When Grit Turns Risky: How Ego and Overambition Collided in Lindsay Vonn’s Olympic Return

Feb 09, 2026

Lindsay Vonn’s career is one of the most remarkable in the history of alpine skiing. Her toughness, resilience, and refusal to back down from pain helped define her legacy as a champion. But those same traits may have also played a role in one of the most questionable decisions of her career—competing in the Olympics despite a torn ACL and a body worn down by years of severe injuries.

Elite athletes are often praised for their ability to ignore pain. In Vonn’s case, that mentality became part of her identity. Multiple knee surgeries, fractures, concussions, and chronic damage never seemed to slow her desire to compete. By the time she returned to Olympic competition later in her career, the physical warning signs were impossible to ignore. Skiing downhill at Olympic speed requires absolute trust in one’s body—trust that a torn ACL simply cannot provide.
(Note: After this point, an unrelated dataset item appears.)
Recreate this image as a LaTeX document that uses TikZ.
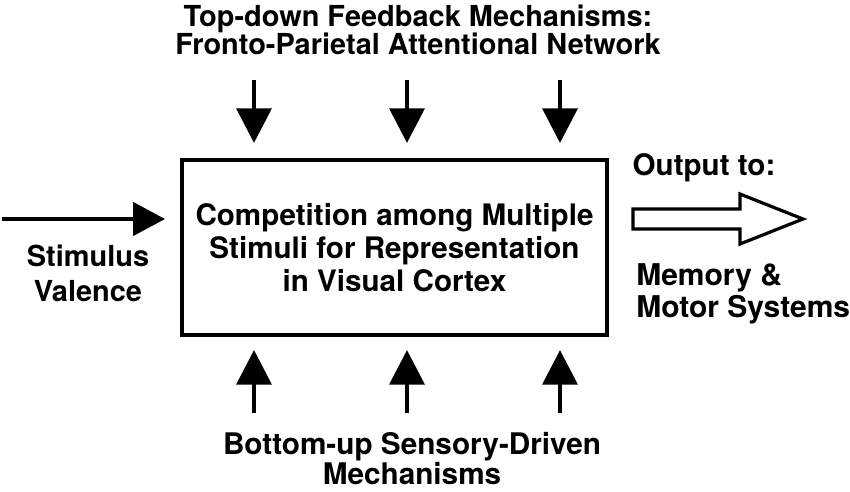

While ambition and confidence are essential at the elite level, there is a fine line between belief and overconfidence. Vonn had beaten the odds so many times before that it likely reinforced the idea that she could do it again. Champions often come to see themselves as exceptions to the rules of recovery and risk. That mindset can fuel greatness—but it can also cloud judgment.

When Ego Enters the Equation

One uncomfortable but necessary conversation centers on ego. Not ego in the shallow sense, but the inflated self-belief that develops when an athlete has spent years proving doubters wrong. Vonn was not just competing against other skiers—she was competing against her own reputation. Walking away from the Olympics may have felt, to her, like admitting vulnerability or decline.

That inflated sense of invincibility may have directly contributed to her crash and injury. Alpine skiing punishes hesitation, poor positioning, and delayed reactions—subtle deficits that often emerge when an athlete is compensating for injury. A torn ACL affects balance, proprioception, and knee stability, even when pain is manageable. If an athlete believes they are still capable of pushing at full throttle, they may ski more aggressively than their body can safely handle.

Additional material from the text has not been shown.